同步地址: https://gitee.com/yunwisdoms/gravity

架構簡介

單進程架構

單進程的 Gravity 採用基於插件的微內核架構，由各個插件圍繞系統裏的 core.Msg 結構實現輸入到輸出的整個流程。

各個插件有各自獨立的配置選項。

如上圖所示，系統總共由這幾個插件組成：

Input 用來適配各種數據源，比如 MySQL 的 Binlog 並生成 core.Msg
Filter 用來對 Input 所生成的數據流做數據變換操作，比如過濾某些數據，重命名某些列，對列加密
Output 用來將數據寫入目標，比如 Kafka, MySQL，Output 寫入目標時，使用 Router 所定義的路由規則
Scheduler 用來對 Input 生成的數據流調度，並使用 Output 寫入目標；Scheduler 定義了當前系統支持的一致性特性（當前默認的 Scheduler 支持同一行數據的修改有序）
Matcher 用來匹配 Input 生成的數據。Filter 和 Router 使用 Matcher 匹配數據

開發人員可以開發以上的幾個插件類型，實現特定的需求。

core.Msg 的定義如下

type DDLMsg struct {
	Statement string
}

type DMLMsg struct {
	Operation DMLOp
	Data      map[string]interface{}
	Old       map[string]interface{}
	Pks       map[string]interface{}
	PkColumns []string
}

type Msg struct {
	Type      MsgType
	Host      string
	Database  string
	Table     string
	Timestamp time.Time

	DdlMsg *DDLMsg
	DmlMsg *DMLMsg
	...
}

集羣架構

集羣版本的 Gravity 原生支持 Kubernetes 上的集羣部署，請查看這裏。
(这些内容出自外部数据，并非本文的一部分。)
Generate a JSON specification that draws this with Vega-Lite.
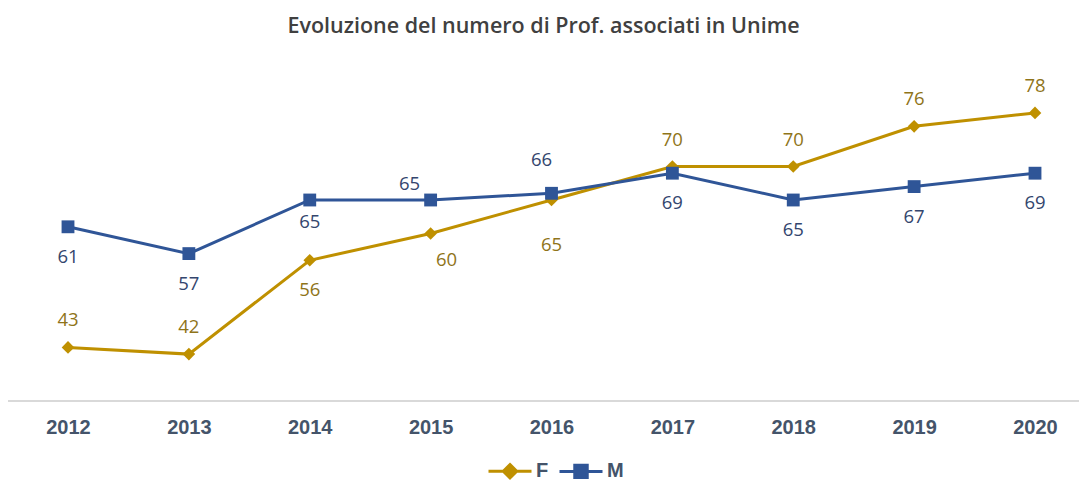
{
  "$schema": "https://vega.github.io/schema/vega-lite/v6.json",
  "autosize": {"type": "none"},
  "width": 1071,
  "height": 335,
  "padding": {"left": 8, "top": 66, "right": 0, "bottom": 79},
  "background": "white",
  "config": {"view": {"stroke": null}},
  "title": {
    "text": "Evoluzione del numero di Prof. associati in Unime",
    "font": "Open Sans",
    "fontSize": 21.5,
    "fontWeight": 600,
    "color": "#404040",
    "anchor": "middle",
    "frame": "group",
    "offset": 29
  },
  "data": {
    "values": [
      {"year": "2012", "s": "F", "v": 43},
      {"year": "2013", "s": "F", "v": 42},
      {"year": "2014", "s": "F", "v": 56},
      {"year": "2015", "s": "F", "v": 60},
      {"year": "2016", "s": "F", "v": 65},
      {"year": "2017", "s": "F", "v": 70},
      {"year": "2018", "s": "F", "v": 70},
      {"year": "2019", "s": "F", "v": 76},
      {"year": "2020", "s": "F", "v": 78},
      {"year": "2012", "s": "M", "v": 61},
      {"year": "2013", "s": "M", "v": 57},
      {"year": "2014", "s": "M", "v": 65},
      {"year": "2015", "s": "M", "v": 65},
      {"year": "2016", "s": "M", "v": 66},
      {"year": "2017", "s": "M", "v": 69},
      {"year": "2018", "s": "M", "v": 65},
      {"year": "2019", "s": "M", "v": 67},
      {"year": "2020", "s": "M", "v": 69}
    ]
  },
  "encoding": {
    "x": {
      "field": "year",
      "type": "ordinal",
      "scale": {"type": "point", "range": [60, 1027], "padding": 0},
      "axis": {
        "title": null,
        "domain": false,
        "ticks": false,
        "tickSize": 0,
        "grid": false,
        "labelAngle": 0,
        "labelFont": "Liberation Sans",
        "labelFontSize": 20,
        "labelFontWeight": "bold",
        "labelColor": "#44546A",
        "labelPadding": 16
      }
    },
    "y": {
      "field": "v",
      "type": "quantitative",
      "scale": {"domain": [35, 85], "nice": false, "zero": false},
      "axis": null
    }
  },
  "layer": [
    {
      "mark": {"type": "rule", "color": "#D9D9D9", "strokeWidth": 1.5},
      "encoding": {"x": null, "y": {"datum": 35}}
    },
    {
      "mark": {"type": "line", "strokeWidth": 3},
      "encoding": {
        "color": {
          "field": "s",
          "type": "nominal",
          "scale": {"domain": ["F", "M"], "range": ["#BF9000", "#2F5597"]},
          "legend": {
            "title": null,
            "orient": "none",
            "direction": "horizontal",
            "legendX": 479,
            "legendY": 382,
            "symbolSize": 1849,
            "symbolStrokeWidth": 3,
            "labelFont": "Liberation Sans",
            "labelFontSize": 20,
            "labelFontWeight": "bold",
            "labelColor": "#44546A",
            "labelOffset": 3,
            "columnPadding": 4,
            "encode": {
              "symbols": {
                "update": {
                  "shape": {"signal": "datum.value === 'F' ? 'M-1,0L1,0M0,-0.31L0.31,0L0,0.31L-0.31,0Z' : 'M-1,0L1,0M-0.29,-0.29L0.29,-0.29L0.29,0.29L-0.29,0.29Z'"},
                  "fill": {"signal": "datum.value === 'F' ? '#BF9000' : '#2F5597'"},
                  "stroke": {"signal": "datum.value === 'F' ? '#BF9000' : '#2F5597'"},
                  "strokeWidth": {"value": 3}
                }
              }
            }
          }
        }
      }
    },
    {
      "transform": [{"filter": "datum.s === 'F'"}],
      "mark": {"type": "point", "shape": "diamond", "filled": true, "opacity": 1, "size": 160, "color": "#BF9000"}
    },
    {
      "transform": [{"filter": "datum.s === 'M'"}],
      "mark": {"type": "point", "shape": "square", "filled": true, "opacity": 1, "size": 165, "color": "#2F5597"}
    },
    {
      "transform": [{"filter": "(datum.s === 'F' && indexof(['2012','2013','2017','2018','2019','2020'], datum.year) >= 0)"}],
      "mark": {"type": "text", "font": "Open Sans", "fontSize": 18.5, "baseline": "middle", "dy": -27, "color": "#8F7419"},
      "encoding": {"text": {"field": "v", "type": "quantitative"}}
    },
    {
      "transform": [{"filter": "(datum.s === 'F' && datum.year === '2014') || (datum.s === 'M' && indexof(['2012','2013','2017','2018','2019','2020'], datum.year) >= 0)"}],
      "mark": {"type": "text", "font": "Open Sans", "fontSize": 18.5, "baseline": "middle", "dy": 30},
      "encoding": {
        "text": {"field": "v", "type": "quantitative"},
        "color": {"condition": {"test": "datum.s === 'F'", "value": "#8F7419"}, "value": "#34466E"}
      }
    },
    {
      "transform": [{"filter": "datum.s === 'M' && datum.year === '2014'"}],
      "mark": {"type": "text", "font": "Open Sans", "fontSize": 18.5, "baseline": "middle", "dy": 22, "color": "#34466E"},
      "encoding": {"text": {"field": "v", "type": "quantitative"}}
    },
    {
      "transform": [{"filter": "datum.s === 'F' && datum.year === '2015'"}],
      "mark": {"type": "text", "font": "Open Sans", "fontSize": 18.5, "baseline": "middle", "dx": 16, "dy": 26, "color": "#8F7419"},
      "encoding": {"text": {"field": "v", "type": "quantitative"}}
    },
    {
      "transform": [{"filter": "datum.s === 'F' && datum.year === '2016'"}],
      "mark": {"type": "text", "font": "Open Sans", "fontSize": 18.5, "baseline": "middle", "dy": 45, "color": "#8F7419"},
      "encoding": {"text": {"field": "v", "type": "quantitative"}}
    },
    {
      "transform": [{"filter": "datum.s === 'M' && datum.year === '2015'"}],
      "mark": {"type": "text", "font": "Open Sans", "fontSize": 18.5, "baseline": "middle", "dx": -21, "dy": -16, "color": "#34466E"},
      "encoding": {"text": {"field": "v", "type": "quantitative"}}
    },
    {
      "transform": [{"filter": "datum.s === 'M' && datum.year === '2016'"}],
      "mark": {"type": "text", "font": "Open Sans", "fontSize": 18.5, "baseline": "middle", "dx": -10, "dy": -33, "color": "#34466E"},
      "encoding": {"text": {"field": "v", "type": "quantitative"}}
    }
  ]
}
集羣版本 Gravity 提供 Rest API 創建創建數據同步任務，彙報狀態。自帶 Web 界面 (Gravity Admin) 管理各個任務。

下面以本地 MySQL 實例的同步和數據訂閱爲例說明 gravity 使用方法。

MySQL 環境準備

參考 MySQL 環境準備準備一下 MySQL 環境。

MySQL 源端和目標端創建需要同步的表

CREATE TABLE `test`.`test_source_table` (
  `id` int(11),
  PRIMARY KEY (`id`)
) ENGINE=InnoDB DEFAULT CHARSET=utf8

CREATE TABLE `test`.`test_target_table` (
  `id` int(11),
  PRIMARY KEY (`id`)
) ENGINE=InnoDB DEFAULT CHARSET=utf8

編譯（可選，可以直接用 docker）

首先，配置好 Go 語言環境並編譯

git clone https://github.com/moiot/gravity.git

cd gravity && make

Gravity 使用了 go mod，中國大陸地區用戶建議設置 export GOPROXY=https://goproxy.io 或其他代理。將代碼克隆到 GOPATH 路徑下的用戶需要設置 export GO111MODULE=on。

MySQL 到 MySQL 同步

創建如下配置文件 config.toml

# name 必填
name = "mysql2mysqlDemo"

# 內部用於保存位點、心跳等事項的庫名，默認爲 _gravity
internal-db-name = "_gravity"

#
# Input 插件的定義，此處定義使用 mysql
#
[input]
type = "mysql"
mode = "stream"
[input.config.source]
host = "127.0.0.1"
username = "root"
password = ""
port = 3306

#
# Output 插件的定義，此處使用 mysql
#
[output]
type = "mysql"
[output.config.target]
host = "127.0.0.1"
username = "root"
password = ""
port = 3306

# 路由規則的定義
[[output.config.routes]]
match-schema = "test"
match-table = "test_source_table"
target-schema = "test"
target-table = "test_target_table"

MySQL 到 Kafka

創建如下配置文件 config.toml

name = "mysql2kafkaDemo"

#
# Input 插件的定義，此處定義使用 mysql
#
[input]
type = "mysql"
mode = "stream"
[input.config.source]
host = "127.0.0.1"
username = "root"
password = ""
port = 3306

#
# Output 插件的定義，此處使用 mysql
#
[output]
type = "async-kafka"
[output.config.kafka-global-config]
broker-addrs = ["127.0.0.1:9092"]
mode = "async"

# kafka 路由的定義
[[output.config.routes]]
match-schema = "test"
match-table = "test_source_table"
dml-topic = "test"

啓動 gravity

從編譯完的程序

bin/gravity -config mysql2mysql.toml

從 docker

docker run -v ${PWD}/config.toml:/etc/gravity/config.toml -d --net=host moiot/gravity:latest

監控

Gravity 使用 Prometheus 和 Grafana 實現監控功能。在運行端口（默認8080）上提供了 Prometheus 標準的指標抓取路徑/metrics。在源碼路徑deploy/grafana下提供了 Grafana dashboard 供導入。

配置文件

單進程的 Gravity 使用配置文件來配置。

Gravity 是基於插件的微內核模式，各個插件有自己獨立的配置。目前 Gravity 支持以 toml 格式和 json 格式作爲配置文件來配置。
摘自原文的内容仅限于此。